6. Please, in case I have not mentioned this before, BE CONSISTENT. I am considering becoming suicidal upon hearing, "'oi agathos anthropos' means 'the men are good' as does 'anthropos oi agathos,' 'agathos oi anthropos,' 'hikous are awesome' and 'you are a french guinea pig.' But whichever one you use when translating from English to this language, you will use the wrong one and be beheaded. Or worse, your gpa will be taken to the Quad and publicly executed by slow ingestion of multiple principle parts of the second aorist. And then we will send the (small amount of) remains to your mom. Because you're obviously not trying hard enough, stupid."

7. Please do not bother with accents. I am considering cussing at the sound of, "Accents could go on one of the last three syllables, and they usually do, except for third declension alternate irregular imperfect adjectives ending in -qalinagaiosuuson, or anything that might have an invisible principle part. Those are called Coordinates, (not to be confused with second or first declension predicates or prepositional phrases containing no more than three vowels, which are also called Coordinates) and the accent can go any place except where you will invariably put it. If you put it there, it will be wrong and you will be beheaded. Or worse, your gpa will be taken to the quad...etc."

8. Please DO NOT EVEN CONSIDER USING ANY PHRASE THAT BEINGS WITH OR CONTAINS THE WORD 'except..." EXCEPTIONS ARE NOT ALLOWED UNDER ANY CIRCUMSTANCES. THEY ARE ABSOLUTELY FORBIDDEN. IS THAT CLEAR?

Now, there will be a form quiz on this list of rules. But before I let you take it, let me remind you that I am a nice, fair, and even extra gracious teacher, (you have obviously had plenty of time to prepare) even though if you get anything wrong you will be publicly proclaimed a 'stupid moron who obviously didn't even try to learn anything,' I will allow you one phone call before your gpa is violently distroyed in a glorious public display.

But, only if you can list all the post-active noun forms in the third declension...

Happy Tropical Greek Print Friday, All!

9 comments:

Anonymous said...

ah, hawaii ... i miss "aloha friday".

we should intstitute that state-side. no more casual friday. grass skirt friday! i like the sound of that ...

and a hearty "'ere 'ere!" on the language thing. i'm not taking a language this semester, but i'm taking Diction (how to PRONOUNCE latin and italian while singing). honestly. dr. r has us memorize the exceptions ("these will help you more.") unfortunately, there are MORE exceptions than there are rules! arg!
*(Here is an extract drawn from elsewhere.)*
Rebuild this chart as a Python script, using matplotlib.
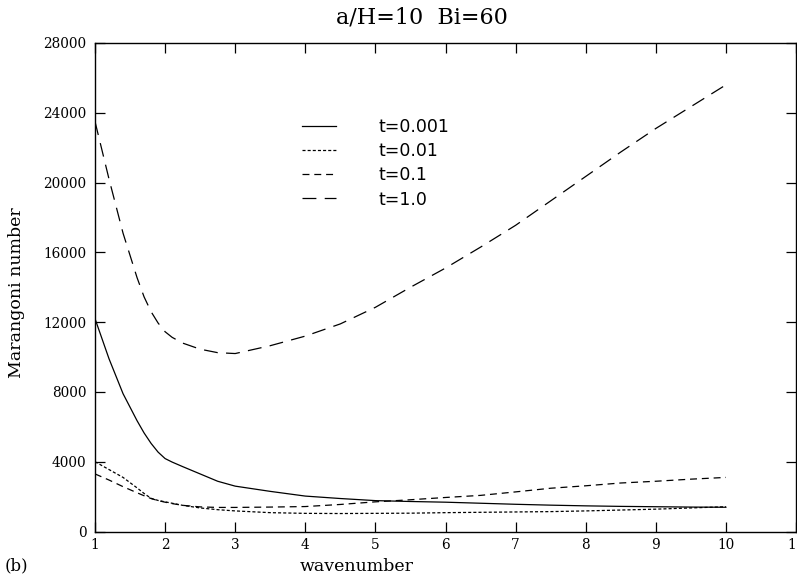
import matplotlib
matplotlib.use("Agg")
import matplotlib.pyplot as plt

# wavenumber grid the curves were read at
k = [1, 1.2, 1.4, 1.6, 1.7, 1.8, 1.9, 2, 2.1, 2.25, 2.5, 2.75, 3, 3.5, 4, 4.5, 5, 5.5,
     6, 6.5, 7, 7.5, 8, 8.5, 9, 9.5, 10]

ma_t0001 = [12200, 9900, 7900, 6350, 5650, 5050, 4550, 4180, 3980, 3720, 3300, 2880, 2600, 2300,
            2030, 1890, 1770, 1720, 1680, 1620, 1560, 1510, 1470, 1440, 1420, 1400, 1390]
ma_t001 = [4000, 3550, 3100, 2500, 2180, 1900, 1780, 1700, 1620, 1500, 1350, 1250, 1180, 1080,
           1040, 1030, 1040, 1050, 1080, 1100, 1120, 1140, 1180, 1230, 1280, 1350, 1420]
ma_t01 = [3300, 2950, 2570, 2220, 2050, 1890, 1770, 1680, 1600, 1500, 1410, 1380, 1380, 1400,
          1430, 1550, 1700, 1820, 1950, 2070, 2270, 2480, 2620, 2780, 2880, 3000, 3100]
ma_t1 = [23500, 20200, 17100, 14550, 13450, 12600, 11950, 11450, 11130, 10800, 10450, 10250, 10200,
         10650, 11200, 11900, 12850, 14000, 15100, 16300, 17550, 18950, 20350, 21750, 23100, 24350, 25600]

labels = ["t=0.001", "t=0.01", "t=0.1", "t=1.0"]
xticks = list(range(1, 12))
yticks = list(range(0, 28001, 4000))

plt.rcParams['lines.scale_dashes'] = False
serif = "DejaVu Serif"

fig = plt.figure(figsize=(7.97, 5.78), dpi=100)
ax = fig.add_axes([95/797, 46.5/578, 701/797, 488.5/578])

lw = 0.9
ax.plot(k, ma_t0001, color="black", lw=lw, ls="-", label=labels[0])
ax.plot(k, ma_t001, color="black", lw=lw, ls=(0, (2.2, 1.5)), label=labels[1])
ax.plot(k, ma_t01, color="black", lw=lw, ls=(0, (5, 3.5)), label=labels[2])
ax.plot(k, ma_t1, color="black", lw=lw, ls=(0, (10, 6)), label=labels[3])

ax.set_xlim(1, 11)
ax.set_ylim(0, 28000)
ax.set_xticks(xticks)
ax.set_yticks(yticks)
ax.tick_params(direction="in", length=7, width=0.9, top=True, right=True,
               labelsize=9.8, pad=6)
ax.tick_params(axis="x", pad=5)
for lab in ax.get_xticklabels() + ax.get_yticklabels():
    lab.set_family(serif)
for s in ax.spines.values():
    s.set_linewidth(1.0)

ax.set_xlabel("wavenumber", fontsize=12.5, family=serif, labelpad=6)
ax.xaxis.set_label_coords(0.373, -0.055)
ax.set_ylabel("Marangoni number", fontsize=12.5, family=serif)
ax.yaxis.set_label_coords(-0.1, 0.49)

fig.text(422/797, 1 - 17/578, "a/H=10  Bi=60", fontsize=16, family=serif,
         ha="center", va="center")
fig.text(5/797, 1 - 566/578, "(b)", fontsize=12, family=serif,
         ha="left", va="center")

ax.legend(loc="upper left", bbox_to_anchor=(0.285, 0.86), frameon=False,
          fontsize=12.5, handlelength=2.0, handletextpad=2.4, labelspacing=0.35,
          borderaxespad=0)

fig.savefig("out.png", dpi=100)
thank you for your vent. it's helping me with my anger management ;o)

--k

Anonymous said...

o_o

wow.

You poor thing! I'll take this as a warning and not take Greek if/when I get into college. :P (I want to learn Dutch anyhow, but NOBODY teaches it -_-)

*hugs* and good luck!

~rin ;)

Emma Rose said...

(Knocking loudly on the desk debate-style, and muttering "Amen, Sister" under her breath...)

I'll move to second the motion. Put that document up for a vote of adoption!

Aine said...

Wow. You make even my rabid, homicidal Japanese class sound like a fluffy kitten. Domo arigatou gozaimasu.

Anonymous said...

Thank God for the Romans. Crucifixion was only their worst contribution to mankind. Friggin' Greeks.

Ryan

Anonymous said...

Amen! If only all the irregular languages would now disappear, life... well... it would be swell.

Excellent post, Em, and hilarious reading. Happy Greek weekend!

R~

Emma Rose said...

hmmm... yeah, and the English language would be toast.

Emma Rose said...

(just remember, folks: i before e, EXCEPT after c, OR when sounded as A... as in neighbor or weigh.)


"My name is Psmith. P-smith. ...P-s-m-i-t-h... The p, I should add for your guidance, is silent, as in phthisis, psychic, and ptarmigan. You follow me?"

Mister Woodles said...

I before E, except after C,
and when sounding like A as in "neighbor" and "weigh"
and weekends and holidays, and the whole month of May
and you'll always be wrong, no matter what you say!